▶ Short task
Look through the records below and give the number of lines holding the string "this", nothing more.

▶ Records shown
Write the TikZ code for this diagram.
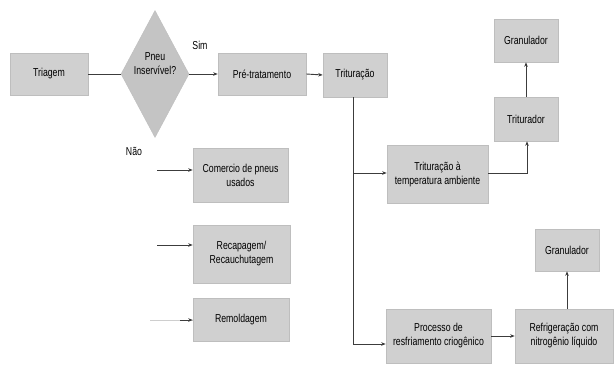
\documentclass[tikz,border=0pt]{standalone}
\usepackage{fontspec}
\setmainfont{Liberation Sans}[FakeStretch=0.76]
\usetikzlibrary{shapes.geometric,arrows.meta}
\definecolor{boxfill}{RGB}{208,208,208}
\definecolor{diafill}{RGB}{196,196,196}
\definecolor{boxline}{RGB}{190,190,190}
\definecolor{linecol}{RGB}{60,60,60}
\begin{document}
\begin{tikzpicture}[x=1pt,y=-1pt,
  box/.style={draw=boxline,fill=boxfill,line width=0.6pt,inner sep=1pt,align=center,font=\fontsize{11.5}{14}\selectfont},
  conn/.style={draw=linecol,line width=0.9pt},
  arr/.style={conn,-{Stealth[length=4.5pt,width=3.5pt]}},
  lbl/.style={font=\fontsize{11.5}{14}\selectfont,inner sep=0pt}]
\useasboundingbox[fill=white] (0,0) rectangle (614,367);
% main row
\node[box,minimum width=78pt,minimum height=42pt] (tri) at (49,74) {Triagem};
\node[diamond,draw=boxline,fill=diafill,minimum width=68pt,minimum height=127pt,inner sep=0pt,aspect=0.535] (dia) at (155,74) {};
\node[lbl,align=center] (diatxt) at (155,64) {Pneu\\Inservível?};
\node[box,minimum width=88pt,minimum height=42pt] (pre) at (262,74) {Pré-tratamento};
\node[box,minimum width=64pt,minimum height=44pt] (trit) at (355,75) {Trituração};
\node[lbl] (sim) at (200,45) {Sim};
\node[lbl] (nao) at (134,151) {Não};
% right upper
\node[box,minimum width=101pt,minimum height=58pt] (amb) at (437.5,174) {Trituração à\\temperatura ambiente};
\node[box,minimum width=64pt,minimum height=44pt] (trtr) at (526,119) {Triturador};
\node[box,minimum width=64pt,minimum height=43pt] (gran1) at (526,40.5) {Granulador};
% right lower
\node[box,minimum width=105pt,minimum height=54pt] (proc) at (438.5,336) {Processo de\\resfriamento criogênico};
\node[box,minimum width=98pt,minimum height=54pt] (refr) at (564,336) {Refrigeração com\\nitrogênio líquido};
\node[box,minimum width=64pt,minimum height=42pt] (gran2) at (567,250) {Granulador};
% left lower
\node[box,minimum width=95pt,minimum height=54pt] (com) at (240.5,175) {Comercio de pneus\\usados};
\node[box,minimum width=97pt,minimum height=58pt] (rec) at (241.5,254) {Recapagem/\\Recauchutagem};
\node[box,minimum width=96pt,minimum height=43pt] (rem) at (241,319.5) {Remoldagem};
% connectors
\draw[conn] (tri.east) -- (dia.west);
\draw[arr] (dia.east) -- (pre.west);
\draw[arr] (pre.east) -- (trit.west);
\coordinate (split) at (353,97);
\coordinate (jA) at (353,173);
\coordinate (jB) at (353,344);
\draw[conn] (trit.south -| split) -- (jB);
\draw[arr] (jA) -- (jA -| amb.west);
\draw[arr] (jB) -- (jB -| proc.west);
\coordinate (bend) at (527,173);
\draw[arr] (amb.east |- bend) -- (bend) -- (bend |- trtr.south);
\draw[arr] (trtr.north) -- (gran1.south);
\draw[arr] (proc.east) -- (refr.west);
\draw[arr] (refr.north -| gran2) -- (gran2.south);
\coordinate (l1) at (157,170);
\coordinate (l2) at (157,245);
\coordinate (l3) at (150,320);
\draw[arr] (l1) -- (l1 -| com.west);
\draw[arr] (l2) -- (l2 -| rec.west);
\draw[conn,draw=linecol!25] (l3) -- (l3 -| rem.west);
\draw[arr,shorten <=30pt] (l3) -- (l3 -| rem.west);
\end{tikzpicture}
\end{document}
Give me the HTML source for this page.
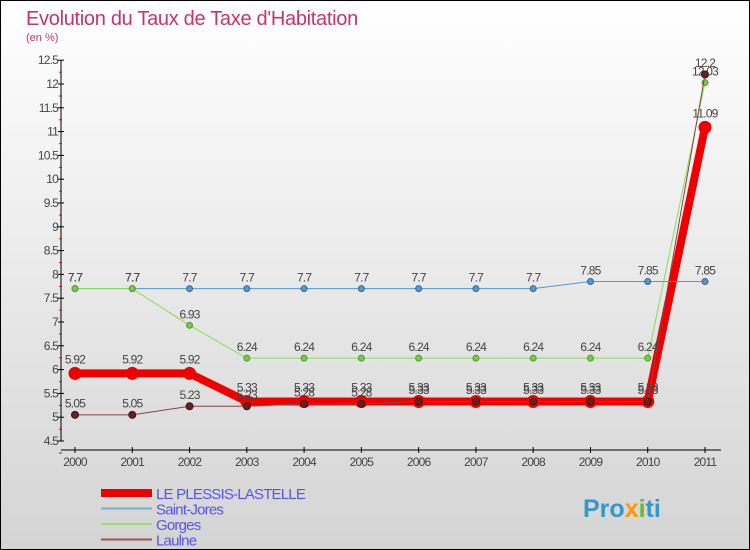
<!DOCTYPE html>
<html><head><meta charset="utf-8"><style>
html,body{margin:0;padding:0}
body{width:750px;height:550px;overflow:hidden;font-family:"Liberation Sans",sans-serif}
#wrap{position:relative;width:748px;height:548px;border:1px solid #000;background:linear-gradient(#ffffff,#d4d4d4)}
</style></head><body>
<div id="wrap">
<svg id="chart" width="748" height="548" style="position:absolute;left:0;top:0">
<text x="25" y="24" font-size="20" fill="#c8336a" letter-spacing="-0.3">Evolution du Taux de Taxe d'Habitation</text>
<text x="25" y="40" font-size="11" fill="#c8336a">(en %)</text>
<g id="axes"></g><g id="series"></g><g id="legend"></g>
<text x="582" y="516" font-size="25" font-weight="bold" fill="#3399cc">Pro<tspan fill="#ff9900">x</tspan><tspan fill="#66bb33">i</tspan><tspan fill="#3399cc">ti</tspan></text>
</svg>
</div>
<script>
const years=[2000,2001,2002,2003,2004,2005,2006,2007,2008,2009,2010,2011];
const yTicks=[4.5,5,5.5,6,6.5,7,7.5,8,8.5,9,9.5,10,10.5,11,11.5,12,12.5];
const plessis=[5.92,5.92,5.92,5.33,5.33,5.33,5.33,5.33,5.33,5.33,5.33,11.09];
const saintJores=[7.7,7.7,7.7,7.7,7.7,7.7,7.7,7.7,7.7,7.85,7.85,7.85];
const gorges=[7.7,7.7,6.93,6.24,6.24,6.24,6.24,6.24,6.24,6.24,6.24,12.03];
const laulne=[5.05,5.05,5.23,5.23,5.28,5.28,5.33,5.33,5.33,5.33,5.33,12.2];
const NS="http://www.w3.org/2000/svg";
function X(i){return 74+i*(630/11);}
function Y(v){return 440-(v-4.5)*47.6;}
function mk(t,a,p){const e=document.createElementNS(NS,t);for(const k in a)e.setAttribute(k,a[k]);p.appendChild(e);return e;}
const ax=document.getElementById('axes');
let l=mk('line',{x1:60,y1:Y(12.5),x2:60,y2:Y(4.5),stroke:'#000'},ax);


l=mk('line',{x1:60,y1:449,x2:720,y2:449,stroke:'#000'},ax);


yTicks.forEach((v,i)=>{
 mk('line',{x1:57,y1:Y(v),x2:63,y2:Y(v),stroke:'#000'},ax);
 mk('line',{x1:58,y1:Y(v)+12,x2:61,y2:Y(v)+12,stroke:'#e00'},ax);
 const t=mk('text',{x:57,y:Y(v)+4,'font-size':12,'text-anchor':'end',fill:'#444','letter-spacing':'-0.8'},ax);
 t.textContent=String(v);
 
 
});
years.forEach((yr,i)=>{
 mk('line',{x1:X(i),y1:446,x2:X(i),y2:452,stroke:'#000'},ax);
 const t=mk('text',{x:X(i),y:465,'font-size':12,'text-anchor':'middle',fill:'#444','letter-spacing':'-0.8'},ax);
 t.textContent=String(yr);
 
 
});
const sg=document.getElementById('series');
function draw(vals,name,col,w,r,dot,stroke){
 const g=mk('g',{},sg);
 
 
 mk('polyline',{points:vals.map((v,i)=>X(i)+','+Y(v)).join(' '),fill:'none',stroke:col,'stroke-width':w,'stroke-linejoin':'round'},g);
 vals.forEach((v,i)=>{
  const c=mk('circle',{cx:X(i),cy:Y(v),r:r,fill:dot,stroke:stroke,'stroke-width':1},g);
  
  
  const t=mk('text',{x:X(i),y:Y(v)-r-4,'font-size':12,'text-anchor':'middle',fill:'#444','letter-spacing':'-0.8'},g);
  t.textContent=String(v);
  
  
 });
}
draw(plessis,'le-plessis-lastelle','#ee0000',8,6,'#ee0000','#ee0000');
draw(saintJores,'saint-jores','#5599cc',1,3,'#5599cc','#336699');
draw(gorges,'gorges','#88dd55',1,3,'#77cc44','#559933');
draw(laulne,'laulne','#884444',1,3.5,'#662222','#441111');
const lg=document.getElementById('legend');
const items=[['LE PLESSIS-LASTELLE','#ee0000',8,'legend-le-plessis-lastelle'],['Saint-Jores','#77aacc',2,'legend-saint-jores'],['Gorges','#99dd77',2,'legend-gorges'],['Laulne','#995555',2,'legend-laulne']];
items.forEach((it,i)=>{
 const y=492+i*15.5;
 const g=mk('g',{},lg);
 
 
 mk('line',{x1:100,y1:y,x2:151,y2:y,stroke:it[1],'stroke-width':it[2]},g);
 const t=mk('text',{x:155,y:y+6,'font-size':15,fill:'#5555ee','letter-spacing':'-0.8'},g);
 t.textContent=it[0];
});
</script>
</body></html>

▶ Correct response
2